I recently finished reading Better Than Before by Gretchen Rubin. I’m not good at finishing nonfiction books, especially of the “self-help” variety, so when I finally made up my mind to read it, after seeing several good reviews from trusted people, I ordered it on audio book from my library.
And that simple act has taught me so much about how to develop new, healthy habits. Or really any new habit.
Because to be honest, I’m terrible at forming new habits. I either forget to do it, or it gets down to the moment and just don’t feel motivated. It’s always frustrated me about myself, but none of the organizing books have been able to tell me how to make myself want to change enough to do it when the moment came.
Gretchen Rubin’s book helped me figure out the source of my problem. She splits people into various categories to help you understand how YOU form habits. Don’t think about how other people do it. Don’t worry about why you can’t do it like your sister, neighbor, or coworker. It turns out my personality type just needs external reinforcement to commit to changing a habit. While others can just decide to change in their own mind, put it on a to-do list, and then succeed, I just can’t. But as soon as I post it on Facebook, tell a coworker, or promise someone from church, I’m locked in. It will happen if I have to forsake everything else less important to achieve it.
And what I think is so important about this isn’t even the information itself, although that has totally changed my life. Instead, it’s learning what motivates you, how your mind works, and how to make things happen for your own personality and then to use that information to change and grow.
It’s the same with my nonfiction books. I wanted to read more nonfiction: specifically certain books I heard recommended and knew I would benefit from reading. But it wasn’t until I gave myself permission to work with myself and find a way that made it desirable and workable with my schedule that I managed to make it happen. Had I insisted on only reading books in hard copy and never branching out to listening to audio book, I never would have read such a life-changing book as Better Than Before.
And it turned out to be true, what Rubin says in her book, because losing weight and learning to eat healthier has been so much easier for me since I learned to include my community in the decision. What I would normally have kept a secret, I began talking about with everyone. Now people ask me how it’s going or raise an eyebrow if I reach for a cookie. (Or I imagine them raising an eyebrow, which is enough to stop me!)
Learning this about myself has completely changed how I approach goals and healthy habits.
I’ve also learned to use an app or a workout video with a set workout time, rather than just “going for a run” so that I have a set time within which I must work out, rather than something more nebulous. I no longer allow even minor dessert purchases since I know I’m not one of those people who can eat just a little. I have to abstain completely.

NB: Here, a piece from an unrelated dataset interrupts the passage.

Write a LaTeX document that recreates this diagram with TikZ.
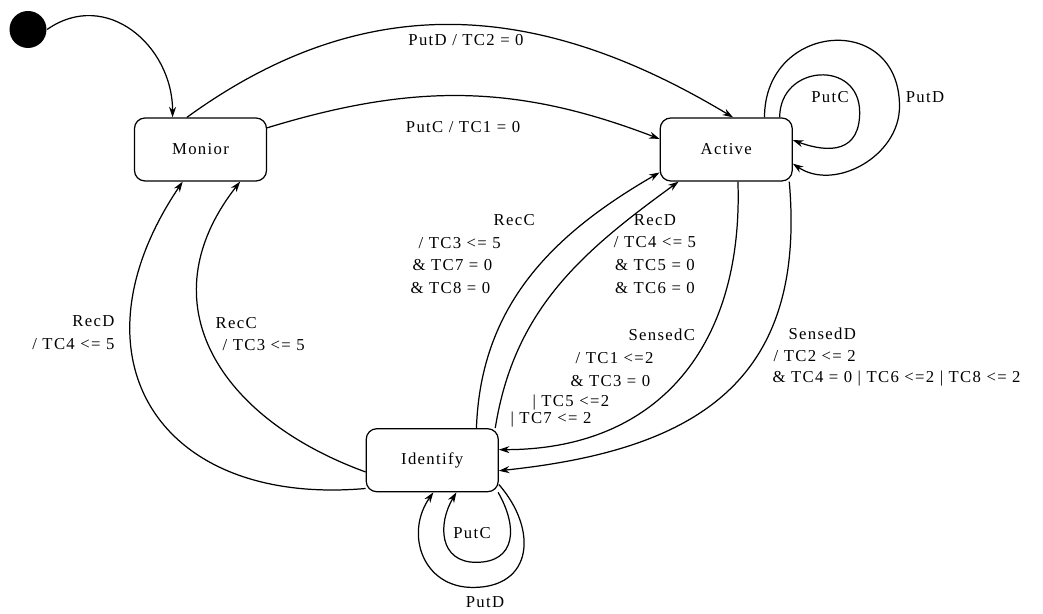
\documentclass[tikz,border=0pt]{standalone}
\usepackage{fontspec}
\setmainfont{Liberation Serif}[LetterSpace=8]
\usetikzlibrary{positioning, arrows.meta}

\begin{document}
\begin{tikzpicture}[
  font=\fontsize{9.5}{13}\selectfont,
  line width=0.7pt,
  state/.style={draw, rounded corners=6pt, minimum width=2.64cm,
    minimum height=1.26cm, align=center},
  initst/.style={circle, fill=black, minimum size=0.74cm, inner sep=0pt},
  lbl/.style={inner sep=0pt, align=left},
  arr/.style={-{Stealth[length=6pt,width=4pt]}},
]
  \useasboundingbox (0,0) rectangle (20.86,12.28);

  % States
  \node[initst] (init) at (0.56,11.69) {};
  \node[state] (mon) at (4.01,9.29) {Monior};
  \node[state, right=7.85cm of mon] (act) {Active};
  \node[state, below right=4.93cm and 1.97cm of mon] (idf) {Identify};

  % Labels
  \node[lbl] (lputd)  at (9.32,11.47) {PutD / TC2 = 0};
  \node[lbl] (lputc)  at (9.26,9.74)  {PutC / TC1 = 0};
  \node[lbl] (laputc) at (16.6,10.34) {PutC};
  \node[lbl] (laputd) at (18.5,10.34) {PutD};
  \node[lbl] (liputc) at (9.44,1.62)  {PutC};
  \node[lbl] (liputd) at (9.70,0.24)  {PutD};
  \node[lbl, align=right, anchor=east] (lmrecd) at (2.3,5.62)
    {RecD\\/ TC4 <= 5};
  \node[lbl, anchor=west] (lmrecc) at (4.3,5.60)
    {RecC\\\hspace*{0.14cm}/ TC3 <= 5};
  \node[lbl, anchor=west] (larecc) at (8.2,7.20)
    {\hspace*{1.66cm}RecC\\\hspace*{0.16cm}/ TC3 <= 5\\
     \hspace*{0.04cm}\& TC7 = 0\\\& TC8 = 0};
  \node[lbl, align=center] (larecd) at (13.1,7.20)
    {RecD\\/ TC4 <= 5\\\& TC5 = 0\\\& TC6 = 0};
  \node[lbl, anchor=west] (lsensc) at (10.2,4.72)
    {\hspace*{2.36cm}SensedC\\\hspace*{1.3cm}/ TC1 <=2\\
     \hspace*{1.2cm}\& TC3 = 0\\[-1.5pt]\hspace*{0.44cm}| TC5 <=2\\[-3.5pt]
     | TC7 <= 2};
  \node[lbl, anchor=west] (lsensd) at (15.44,5.14)
    {\hspace*{0.32cm}SensedD\\\hspace*{0.02cm}/ TC2 <= 2\\[-1pt]
     \& TC4 = 0 | TC6 <=2 | TC8 <= 2};

  % Transitions
  \foreach \a/\b/\o/\i/\l in {init.0/mon.131/35/90/1.2,
                              mon.113/act.78/36/149/1.05,
                              mon.18/act.171/17/159/1,
                              idf.203/mon.-119/185/236/1.5,
                              idf.190/mon.-39/160/232/1.25,
                              idf.36/act.199/88/210/1,
                              idf.27/act.214/81/216/1,
                              act.-70/idf.9/-88/0/1.15,
                              act.-27/idf.-9/-85/6/1.25}
    \draw[arr] (\a) to[out=\o, in=\i, looseness=\l] (\b);

  % Self loops
  \draw[arr] (act.31) to[out=90, in=90, looseness=1.7] ++(1.6,0.1)
    to[out=-90, in=-20, looseness=1.4] (act.8);
  \draw[arr] (act.40) to[out=90, in=90, looseness=1.8] ++(2.7,0.22)
    to[out=-90, in=-34, looseness=1.06] (act.-12);
  \draw[arr] (idf.-26) to[out=-60, in=0, looseness=1.4] ++(-0.44,-1.4)
    to[out=180, in=239, looseness=1.3] (idf.-53);
  \draw[arr] (idf.-20) to[out=-49, in=0, looseness=1.45] ++(-0.52,-2.06)
    to[out=180, in=235, looseness=1.25] (idf.-88);
\end{tikzpicture}
\end{document}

These are just a few tidbits I’ve picked up about myself in recent weeks. And they really work…for me.
So I want to encourage you: put down the diet and health books for a few minutes and look for some personality books. Learn more about yourself and what motivates you personally. If you don’t like to read nonfiction, try an audio book.
What motivates you to achieve the goals you set? How have you personalized healthy habits to make them work for you?